How did you reinvent the business to achieve growth in difficult times?
The whole tech industry really hit the skids (around 2000), and the ensuing recession had a major impact on our business. So we reoriented our business model and went aggressively at the public sector. In hindsight, it was a tremendous thing for a business to do.
You’ve got to be thinking just a little bit different. We could have kept swinging and missing at the commercial market and hoping it would come back, and we would probably be out of business by now.
So you sit down and you think and leverage the people in the company and the thoughts and experiences they have, and come up with a good idea to go after a different kind of business than you had before. It’s just how you survive as an entrepreneur.
What characteristics does a CEO need to have?
You’ve got to have an energy level that is by far above and beyond everyone else in the organization. And you’ve really got to want to drive the business forward every day.

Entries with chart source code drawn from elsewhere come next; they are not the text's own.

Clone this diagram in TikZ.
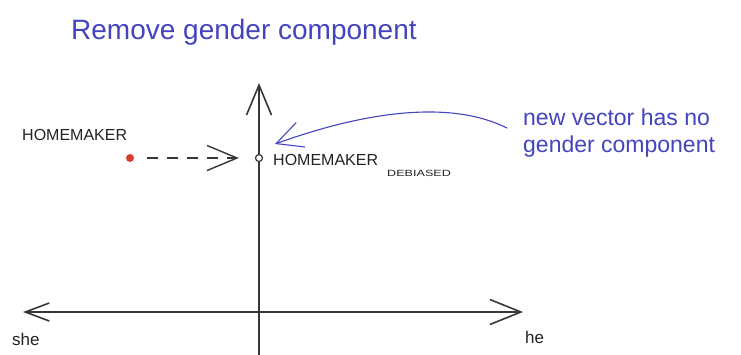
\documentclass[tikz,border=0pt]{standalone}
\usepackage{fontspec}
\setmainfont{Liberation Sans}
\usetikzlibrary{arrows.meta}
\definecolor{inkblue}{RGB}{68,68,190}
\definecolor{axisgray}{RGB}{55,55,55}
\definecolor{dotred}{RGB}{215,60,45}
\definecolor{labelink}{RGB}{35,35,35}
\tikzset{
  axisline/.style={draw=axisgray, line width=1.6pt, line cap=round},
  smalllabel/.style={inner sep=0pt, text=labelink, font=\fontsize{16}{18}\selectfont},
  sublabel/.style={inner sep=0pt, text=labelink, font=\fontsize{9}{10}\selectfont},
  axislabel/.style={inner sep=0pt, text=labelink, font=\fontsize{17}{20}\selectfont},
  notetext/.style={inner sep=0pt, text=inkblue, font=\fontsize{23}{27}\selectfont},
  titletext/.style={inner sep=0pt, text=inkblue, font=\fontsize{28}{32}\selectfont},
  reddot/.style={circle, fill=dotred, draw=none, minimum size=8pt, inner sep=0pt},
  origdot/.style={circle, draw=axisgray, fill=white, line width=1.2pt, minimum size=7pt, inner sep=0pt},
  movearrow/.style={draw=axisgray, line width=1.4pt, dash pattern=on 11pt off 9pt,
    -{Straight Barb[length=30pt, width=25pt, line width=1.4pt]}},
  notearrow/.style={draw=inkblue, line width=1.1pt, line cap=round,
    -{Straight Barb[length=26pt, width=26pt, line width=1.1pt]}}
}
\begin{document}
\begin{tikzpicture}[x=1pt, y=-1pt]
\useasboundingbox[fill=white] (0,0) rectangle (741,354);
% title
\node[titletext, anchor=base west] (title) at (71,39) {Remove gender component};
% axes
\coordinate (ytop) at (259,83);
\coordinate (ybot) at (259,356);
\coordinate (xleft) at (23,312);
\coordinate (xright) at (523,312);
\draw[axisline, -{Straight Barb[length=30pt, width=25pt, line width=1.6pt]}] (ybot) -- (ytop);
\draw[axisline, {Straight Barb[length=24pt, width=18pt, line width=1.6pt]}-{Straight Barb[length=31pt, width=25pt, line width=1.6pt]}] (xleft) -- (xright);
\node[axislabel, anchor=base west] (she) at (12,345) {she};
\node[axislabel, anchor=base west] (he) at (525,343) {he};
% points
\node[reddot] (hm) at (130,158) {};
\node[origdot] (hmd) at (259,158) {};
\draw[movearrow, shorten <=13pt, shorten >=16pt] (hm) -- (hmd);
\node[smalllabel, anchor=base west] (hmlabel) at (22,140) {HOMEMAKER};
\node[smalllabel, anchor=base west] (hmdlabel) at (273,165) {HOMEMAKER};
\node[sublabel, anchor=base west] (sub) at (387,176) {\scalebox{1.4}[1]{DEBIASED}};
% note
\node[notetext, anchor=base west] (note1) at (523,125) {new vector has no};
\node[notetext, anchor=base west] (note2) at (523,152) {gender component};
\coordinate (arrowstart) at (507,128);
\coordinate (arrowend) at (275,144);
\draw[notearrow] (arrowstart) .. controls (455,102) and (375,108) .. (arrowend);
\end{tikzpicture}
\end{document}
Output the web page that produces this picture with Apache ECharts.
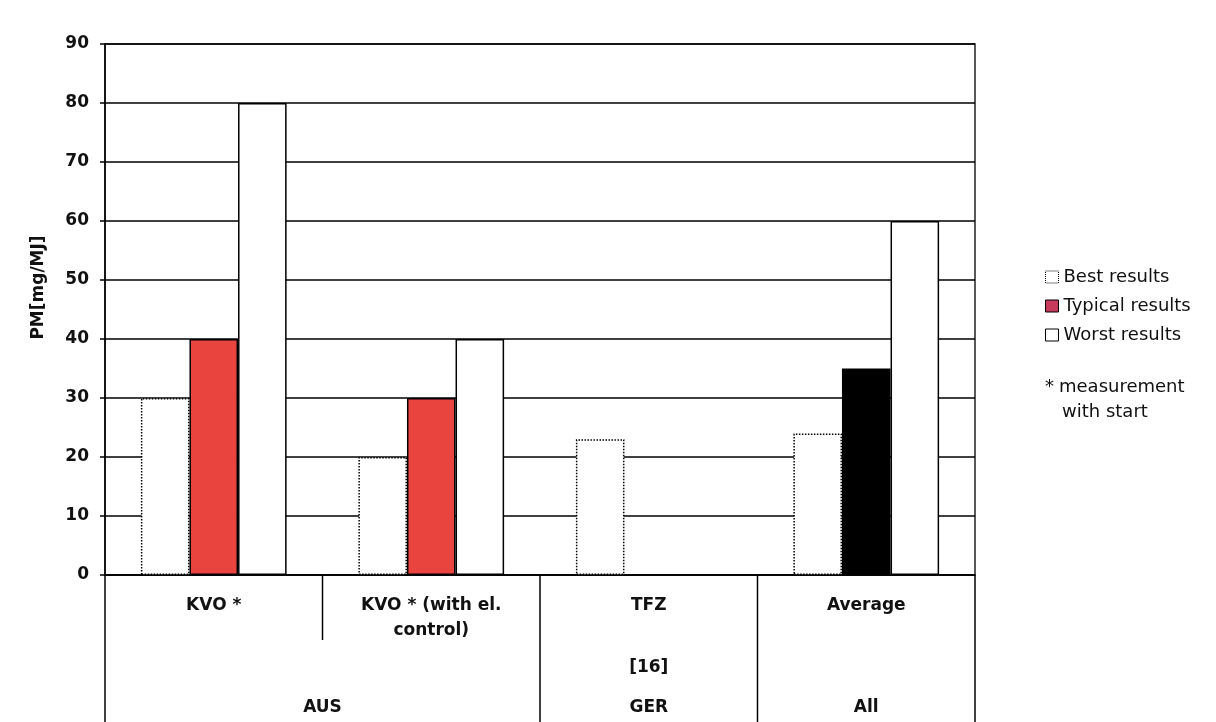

You have to constantly be on, because whether you’re starting and you have two people, or you’re growing and you have 50 or 100 people, [they’re] depending on you to create that energy and that optimistic view of the world every minute of every day. Drive is a kind of combination of energy and really wanting to get after the business that you’re in on a daily basis.
That element of drive and energy is critical if you expect the company to grow, in particular when you’re starting something from nothing. The other side of it is, if you don’t have that type of attitude, if you don’t have that intense drive, you’ll have no business.
How do you manage growth?
We’re not shooting for world-beating numbers. We’ve grossed pretty steadily between 20 and 30 percent per year. That’s a pretty aggressive growth path by a lot of companies’ standards but in the technology business, you see companies regularly talk about 50 to 100 percent growth.
As a private company, we don’t need to grow that fast. We’ve experienced some pretty big growth years in this company, and you see what that can do to people. It just kind of burns them out.
The goal (is) to not fry people but try to celebrate the successes year in and year out instead of just driving them into the ground and hoping they come back to work.
How important is delegation?
You have to have good people around you, and you have to give them room to exercise their minds and ideas, and teach other people their ideas, as long as it is in the framework of what we’ve set for the company. When you start a company, you have to know everything about it from top to bottom, and it’s a little bit hard to relinquish that as you first start to grow, because you presumably enjoy every aspect of the business if you’re an entrepreneur.
As it starts to take off, you absolutely have to work to get out of the way. So we encourage all key management people to run their piece of the business, report it back to us on a weekly basis, and discuss it and get started with it. It occurs under their direction. I’ve been out the last two months for some personal issues, and our business has grown more dramatically in the last two months than in the last two months I was there.
We’ve built a model that is very sustainable and is capable of growing with or without my day-to-day involvement, and it’s because we’ve given people a lot of freedom to help us implement new ideas which are ultimately their ideas which tends to propel the company that much faster because everybody feels strong buy-in to the direction we’ve set.